THIRUVANANTHAPURAM: Adani Group has submitted a letter to the Kerala government seeking approval for a proposed share transfer related to Vizhinjam Port. The letter was sent to the Chief Minister's Office and to the Managing Director of VISL (Vizhinjam International Seaport Ltd.).
Reports had earlier stated that Adani Ports and Special Economic Zone Limited, which operates the Vizhinjam International Seaport, had decided to transfer 49% of its shares to Swiss shipping company Mediterranean Shipping Company (MSC). However, the company had not approached the government for the required approval at that time. Following this, Adani Ports has now submitted a request seeking permission.
Chief Minister V.D. Satheesan had earlier clarified in the Legislative Assembly that ownership rights of Vizhinjam Port cannot be transferred without prior approval from the state government. According to Clause 5(3) of the agreement with Adani, ownership cannot be changed without the government's prior consent.
Under the Companies Act, a transfer of more than 25% of shares can result in a change in ownership. Since ports are strategic assets linked to national security and public interest, approvals from the Union Home Ministry and the Ministry of Shipping may also be required.

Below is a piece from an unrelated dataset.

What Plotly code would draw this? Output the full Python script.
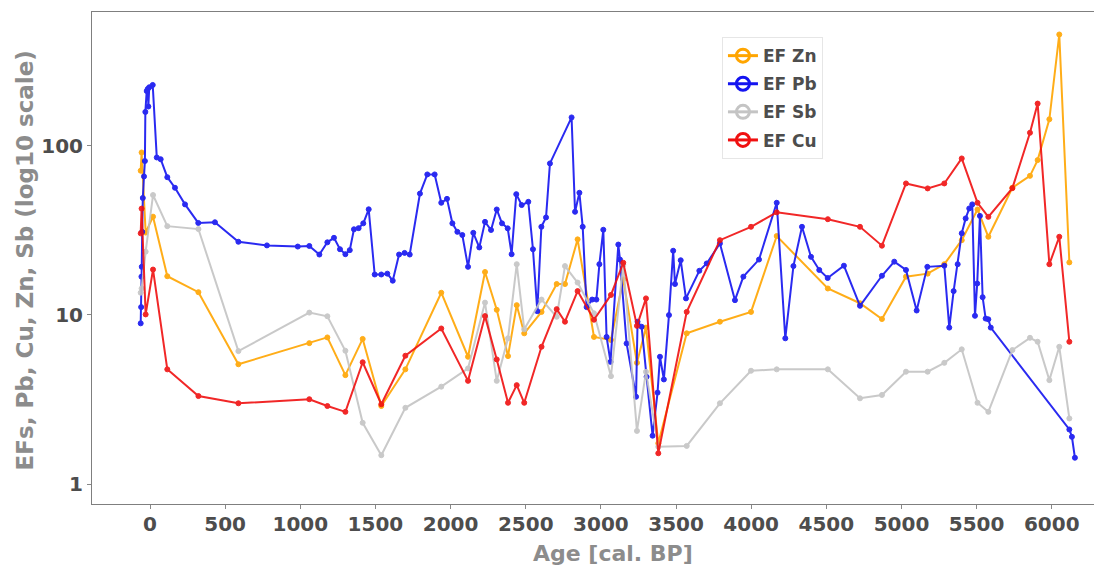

The Chief Minister said that any approval for the share sale would be granted only after ensuring factors such as competitiveness, investment attraction, future development prospects, and the state's revenue interests. He also stressed that facilities within and around the port should be available to other companies without discrimination and that no single company should enjoy a monopoly.
The Chief Minister added that the government would examine how MSC, the world's largest container shipping company, plans to use the Vizhinjam Port and its facilities before making a decision.